09:58:23 09:58:22.22 [ERROR] 1 Exception encountered:
09:58:23
09:58:23   Exception: Snapshot failed: Error storing Digest { hash: Fingerprint<827b11f107d720685bb9b013fafc76f126779197f63f9a831300554e714949ec>, size_bytes: 77 }: MDB_CURSOR_FULL: Internal error - cursor stack limit reached
jsirois commented 2 years ago

For the last, it appears LMDB is a no-go on NFS, which makes sense. See "Caveats" here: http://www.lmdb.tech/doc/. In particular the ...when several processes can use a database concurrently: section:

Unofficial opinining on this here: https://news.ycombinator.com/item?id=18414124

cczona commented 2 years ago

Should we add a mention to Pants docs about this caveat?

jsirois commented 2 years ago

Yeah. Once we have a clue what we're talking about - I don't yet - we should chart the dragons in the waters. We're definitely still in the hand waving phase though.

stuhood commented 2 years ago

13401 is an LMDB related limit, rather than a filesystem issue per-se.
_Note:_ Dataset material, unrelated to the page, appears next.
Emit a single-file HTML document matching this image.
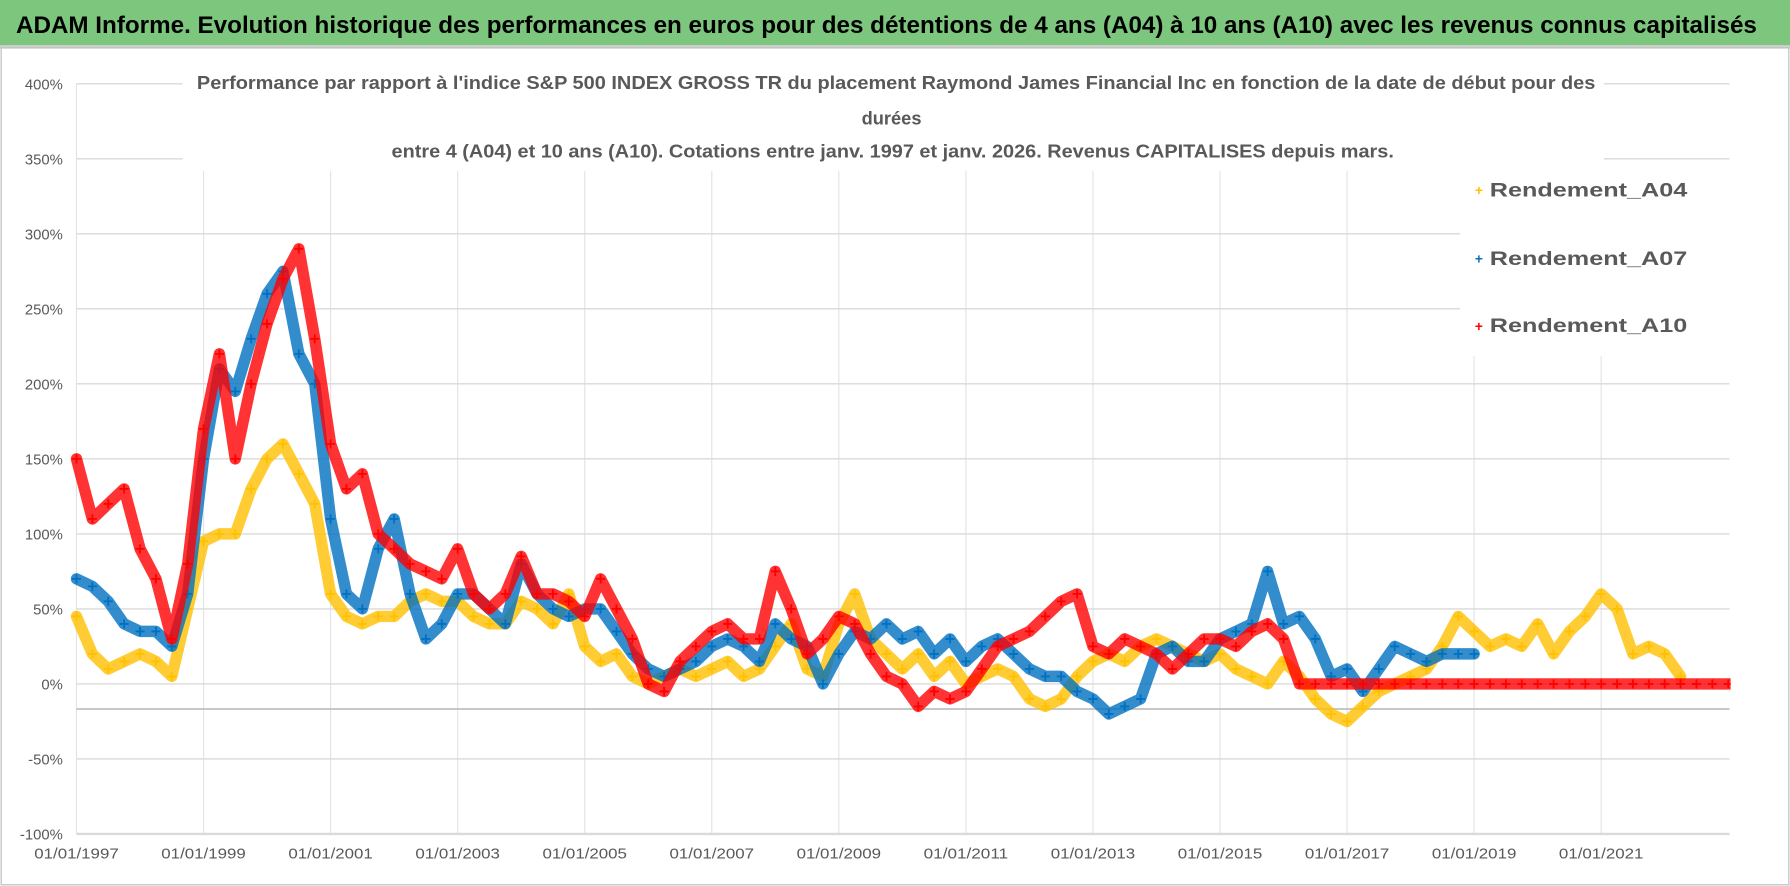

But linking it here since we don't have a bug category for this.

stuhood commented 2 years ago

@thejcannon also encountered a very large directory entry, which due to https://www.pantsbuild.org/docs/reference-global#section-local-store-directories-max-size-bytes and https://www.pantsbuild.org/docs/reference-global#section-local-store-shard-count caused a single shard to hit the 16GB/16=1GB limit (while the rest remained in the ~2MB range).